Start Data section

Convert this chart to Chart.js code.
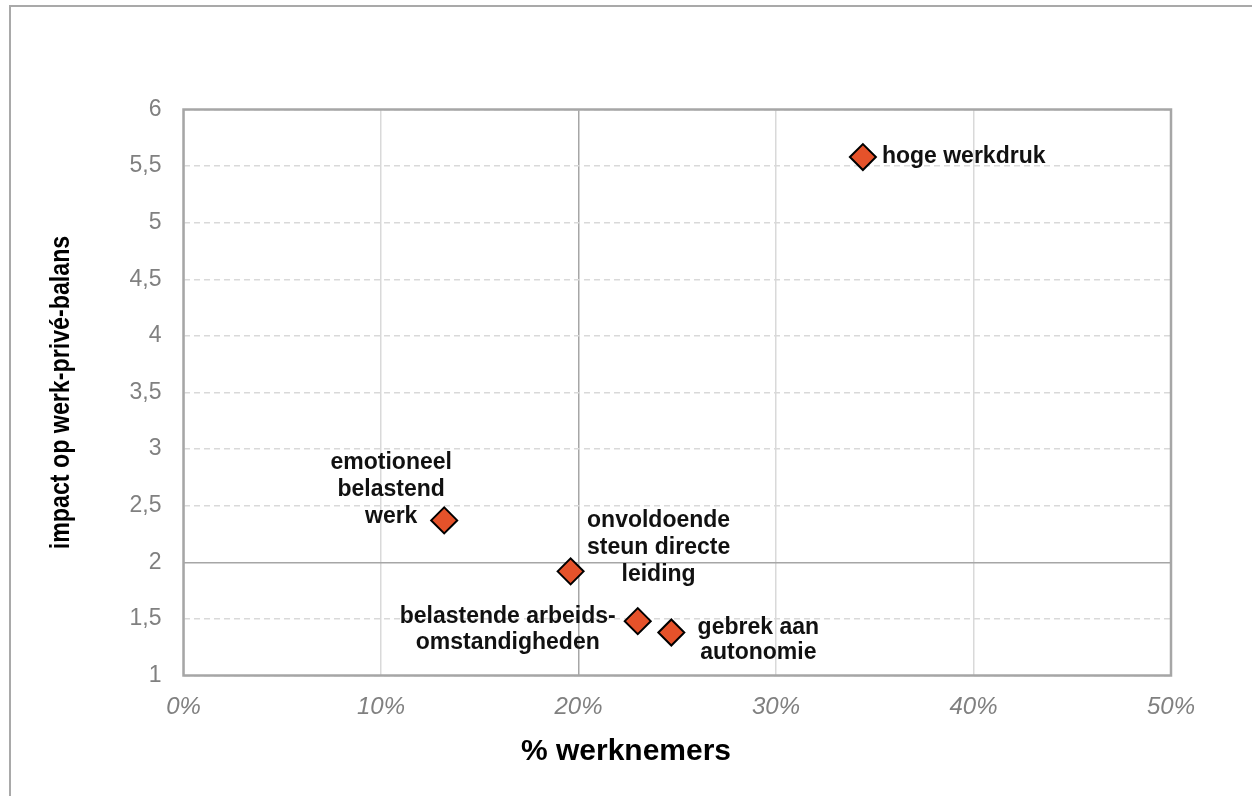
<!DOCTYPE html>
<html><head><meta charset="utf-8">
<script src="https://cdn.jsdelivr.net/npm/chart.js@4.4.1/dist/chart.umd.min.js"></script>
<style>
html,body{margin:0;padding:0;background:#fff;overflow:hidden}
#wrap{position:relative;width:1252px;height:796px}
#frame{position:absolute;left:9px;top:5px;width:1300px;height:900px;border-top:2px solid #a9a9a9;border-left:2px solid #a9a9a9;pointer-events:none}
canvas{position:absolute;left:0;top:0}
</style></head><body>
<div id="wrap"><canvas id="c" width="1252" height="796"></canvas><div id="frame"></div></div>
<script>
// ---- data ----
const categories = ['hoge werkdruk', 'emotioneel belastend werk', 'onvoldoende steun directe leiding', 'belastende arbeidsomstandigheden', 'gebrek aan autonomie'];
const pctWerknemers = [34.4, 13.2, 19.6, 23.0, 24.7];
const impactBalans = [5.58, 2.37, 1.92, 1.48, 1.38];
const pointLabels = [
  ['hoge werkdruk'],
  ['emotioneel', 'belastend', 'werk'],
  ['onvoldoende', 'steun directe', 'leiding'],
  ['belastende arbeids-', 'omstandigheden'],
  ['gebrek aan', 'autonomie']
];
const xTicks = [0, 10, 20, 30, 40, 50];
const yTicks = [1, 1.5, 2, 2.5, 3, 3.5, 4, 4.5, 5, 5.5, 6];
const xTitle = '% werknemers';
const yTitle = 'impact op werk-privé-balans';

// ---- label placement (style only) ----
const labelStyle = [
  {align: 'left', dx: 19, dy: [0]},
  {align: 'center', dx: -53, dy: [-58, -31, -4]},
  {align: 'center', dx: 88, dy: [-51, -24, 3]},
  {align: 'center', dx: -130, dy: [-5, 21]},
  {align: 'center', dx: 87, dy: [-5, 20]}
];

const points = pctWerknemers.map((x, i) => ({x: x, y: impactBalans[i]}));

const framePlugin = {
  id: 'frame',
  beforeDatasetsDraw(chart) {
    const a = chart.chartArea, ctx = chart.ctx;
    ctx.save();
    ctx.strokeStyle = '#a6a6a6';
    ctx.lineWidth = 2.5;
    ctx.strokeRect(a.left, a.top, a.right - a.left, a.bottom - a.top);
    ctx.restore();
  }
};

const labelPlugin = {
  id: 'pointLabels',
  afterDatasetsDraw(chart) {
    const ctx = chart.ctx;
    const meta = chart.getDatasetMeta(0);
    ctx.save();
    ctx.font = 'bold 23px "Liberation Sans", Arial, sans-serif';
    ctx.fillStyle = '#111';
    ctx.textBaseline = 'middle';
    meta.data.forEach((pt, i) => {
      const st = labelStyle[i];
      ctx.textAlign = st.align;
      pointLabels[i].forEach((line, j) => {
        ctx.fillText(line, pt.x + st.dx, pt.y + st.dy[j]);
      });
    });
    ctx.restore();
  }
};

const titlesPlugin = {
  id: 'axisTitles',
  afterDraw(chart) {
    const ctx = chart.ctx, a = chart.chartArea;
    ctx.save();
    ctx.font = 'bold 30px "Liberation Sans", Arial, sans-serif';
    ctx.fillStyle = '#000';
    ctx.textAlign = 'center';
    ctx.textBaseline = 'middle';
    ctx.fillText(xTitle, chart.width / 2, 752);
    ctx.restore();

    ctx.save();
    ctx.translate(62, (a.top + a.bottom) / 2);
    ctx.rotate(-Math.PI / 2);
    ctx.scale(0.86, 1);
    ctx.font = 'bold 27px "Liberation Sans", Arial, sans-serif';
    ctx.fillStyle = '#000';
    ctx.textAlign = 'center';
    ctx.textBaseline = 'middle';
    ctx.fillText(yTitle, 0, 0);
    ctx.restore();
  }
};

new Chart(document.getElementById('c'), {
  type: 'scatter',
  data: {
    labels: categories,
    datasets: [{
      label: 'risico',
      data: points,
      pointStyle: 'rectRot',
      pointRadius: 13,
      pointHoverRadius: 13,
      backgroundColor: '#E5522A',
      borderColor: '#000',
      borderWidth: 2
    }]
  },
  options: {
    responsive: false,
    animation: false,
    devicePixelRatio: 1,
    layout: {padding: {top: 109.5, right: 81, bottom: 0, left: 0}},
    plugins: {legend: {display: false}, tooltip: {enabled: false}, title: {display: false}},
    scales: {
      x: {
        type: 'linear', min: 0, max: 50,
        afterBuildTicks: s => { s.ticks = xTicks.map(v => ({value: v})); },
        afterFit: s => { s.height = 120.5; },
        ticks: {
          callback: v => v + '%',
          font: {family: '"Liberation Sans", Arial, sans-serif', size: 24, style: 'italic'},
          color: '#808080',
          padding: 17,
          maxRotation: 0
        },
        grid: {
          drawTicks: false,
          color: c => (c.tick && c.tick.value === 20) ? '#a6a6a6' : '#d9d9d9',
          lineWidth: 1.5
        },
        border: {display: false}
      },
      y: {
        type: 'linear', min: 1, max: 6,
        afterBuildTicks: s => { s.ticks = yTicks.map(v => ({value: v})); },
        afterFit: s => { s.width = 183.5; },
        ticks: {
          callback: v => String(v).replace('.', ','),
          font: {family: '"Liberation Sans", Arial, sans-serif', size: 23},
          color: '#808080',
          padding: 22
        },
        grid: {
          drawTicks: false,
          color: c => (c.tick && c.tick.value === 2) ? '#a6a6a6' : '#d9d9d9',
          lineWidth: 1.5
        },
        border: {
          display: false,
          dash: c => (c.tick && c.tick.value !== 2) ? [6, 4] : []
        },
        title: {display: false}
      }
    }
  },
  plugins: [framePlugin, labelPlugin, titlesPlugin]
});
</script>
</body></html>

End Data section

> _Aim_: From the material above, copy everything exactly but the pictures.

> _Solution to this exercise_:
Convert this chart to Chart.js code.
<!DOCTYPE html>
<html><head><meta charset="utf-8">
<script src="https://cdn.jsdelivr.net/npm/chart.js@4.4.1/dist/chart.umd.min.js"></script>
<style>
html,body{margin:0;padding:0;background:#fff;overflow:hidden}
#wrap{position:relative;width:1252px;height:796px}
#frame{position:absolute;left:9px;top:5px;width:1300px;height:900px;border-top:2px solid #a9a9a9;border-left:2px solid #a9a9a9;pointer-events:none}
canvas{position:absolute;left:0;top:0}
</style></head><body>
<div id="wrap"><canvas id="c" width="1252" height="796"></canvas><div id="frame"></div></div>
<script>
// ---- data ----
const categories = ['hoge werkdruk', 'emotioneel belastend werk', 'onvoldoende steun directe leiding', 'belastende arbeidsomstandigheden', 'gebrek aan autonomie'];
const pctWerknemers = [34.4, 13.2, 19.6, 23.0, 24.7];
const impactBalans = [5.58, 2.37, 1.92, 1.48, 1.38];
const pointLabels = [
  ['hoge werkdruk'],
  ['emotioneel', 'belastend', 'werk'],
  ['onvoldoende', 'steun directe', 'leiding'],
  ['belastende arbeids-', 'omstandigheden'],
  ['gebrek aan', 'autonomie']
];
const xTicks = [0, 10, 20, 30, 40, 50];
const yTicks = [1, 1.5, 2, 2.5, 3, 3.5, 4, 4.5, 5, 5.5, 6];
const xTitle = '% werknemers';
const yTitle = 'impact op werk-privé-balans';

// ---- label placement (style only) ----
const labelStyle = [
  {align: 'left', dx: 19, dy: [0]},
  {align: 'center', dx: -53, dy: [-58, -31, -4]},
  {align: 'center', dx: 88, dy: [-51, -24, 3]},
  {align: 'center', dx: -130, dy: [-5, 21]},
  {align: 'center', dx: 87, dy: [-5, 20]}
];

const points = pctWerknemers.map((x, i) => ({x: x, y: impactBalans[i]}));

const framePlugin = {
  id: 'frame',
  beforeDatasetsDraw(chart) {
    const a = chart.chartArea, ctx = chart.ctx;
    ctx.save();
    ctx.strokeStyle = '#a6a6a6';
    ctx.lineWidth = 2.5;
    ctx.strokeRect(a.left, a.top, a.right - a.left, a.bottom - a.top);
    ctx.restore();
  }
};

const labelPlugin = {
  id: 'pointLabels',
  afterDatasetsDraw(chart) {
    const ctx = chart.ctx;
    const meta = chart.getDatasetMeta(0);
    ctx.save();
    ctx.font = 'bold 23px "Liberation Sans", Arial, sans-serif';
    ctx.fillStyle = '#111';
    ctx.textBaseline = 'middle';
    meta.data.forEach((pt, i) => {
      const st = labelStyle[i];
      ctx.textAlign = st.align;
      pointLabels[i].forEach((line, j) => {
        ctx.fillText(line, pt.x + st.dx, pt.y + st.dy[j]);
      });
    });
    ctx.restore();
  }
};

const titlesPlugin = {
  id: 'axisTitles',
  afterDraw(chart) {
    const ctx = chart.ctx, a = chart.chartArea;
    ctx.save();
    ctx.font = 'bold 30px "Liberation Sans", Arial, sans-serif';
    ctx.fillStyle = '#000';
    ctx.textAlign = 'center';
    ctx.textBaseline = 'middle';
    ctx.fillText(xTitle, chart.width / 2, 752);
    ctx.restore();

    ctx.save();
    ctx.translate(62, (a.top + a.bottom) / 2);
    ctx.rotate(-Math.PI / 2);
    ctx.scale(0.86, 1);
    ctx.font = 'bold 27px "Liberation Sans", Arial, sans-serif';
    ctx.fillStyle = '#000';
    ctx.textAlign = 'center';
    ctx.textBaseline = 'middle';
    ctx.fillText(yTitle, 0, 0);
    ctx.restore();
  }
};

new Chart(document.getElementById('c'), {
  type: 'scatter',
  data: {
    labels: categories,
    datasets: [{
      label: 'risico',
      data: points,
      pointStyle: 'rectRot',
      pointRadius: 13,
      pointHoverRadius: 13,
      backgroundColor: '#E5522A',
      borderColor: '#000',
      borderWidth: 2
    }]
  },
  options: {
    responsive: false,
    animation: false,
    devicePixelRatio: 1,
    layout: {padding: {top: 109.5, right: 81, bottom: 0, left: 0}},
    plugins: {legend: {display: false}, tooltip: {enabled: false}, title: {display: false}},
    scales: {
      x: {
        type: 'linear', min: 0, max: 50,
        afterBuildTicks: s => { s.ticks = xTicks.map(v => ({value: v})); },
        afterFit: s => { s.height = 120.5; },
        ticks: {
          callback: v => v + '%',
          font: {family: '"Liberation Sans", Arial, sans-serif', size: 24, style: 'italic'},
          color: '#808080',
          padding: 17,
          maxRotation: 0
        },
        grid: {
          drawTicks: false,
          color: c => (c.tick && c.tick.value === 20) ? '#a6a6a6' : '#d9d9d9',
          lineWidth: 1.5
        },
        border: {display: false}
      },
      y: {
        type: 'linear', min: 1, max: 6,
        afterBuildTicks: s => { s.ticks = yTicks.map(v => ({value: v})); },
        afterFit: s => { s.width = 183.5; },
        ticks: {
          callback: v => String(v).replace('.', ','),
          font: {family: '"Liberation Sans", Arial, sans-serif', size: 23},
          color: '#808080',
          padding: 22
        },
        grid: {
          drawTicks: false,
          color: c => (c.tick && c.tick.value === 2) ? '#a6a6a6' : '#d9d9d9',
          lineWidth: 1.5
        },
        border: {
          display: false,
          dash: c => (c.tick && c.tick.value !== 2) ? [6, 4] : []
        },
        title: {display: false}
      }
    }
  },
  plugins: [framePlugin, labelPlugin, titlesPlugin]
});
</script>
</body></html>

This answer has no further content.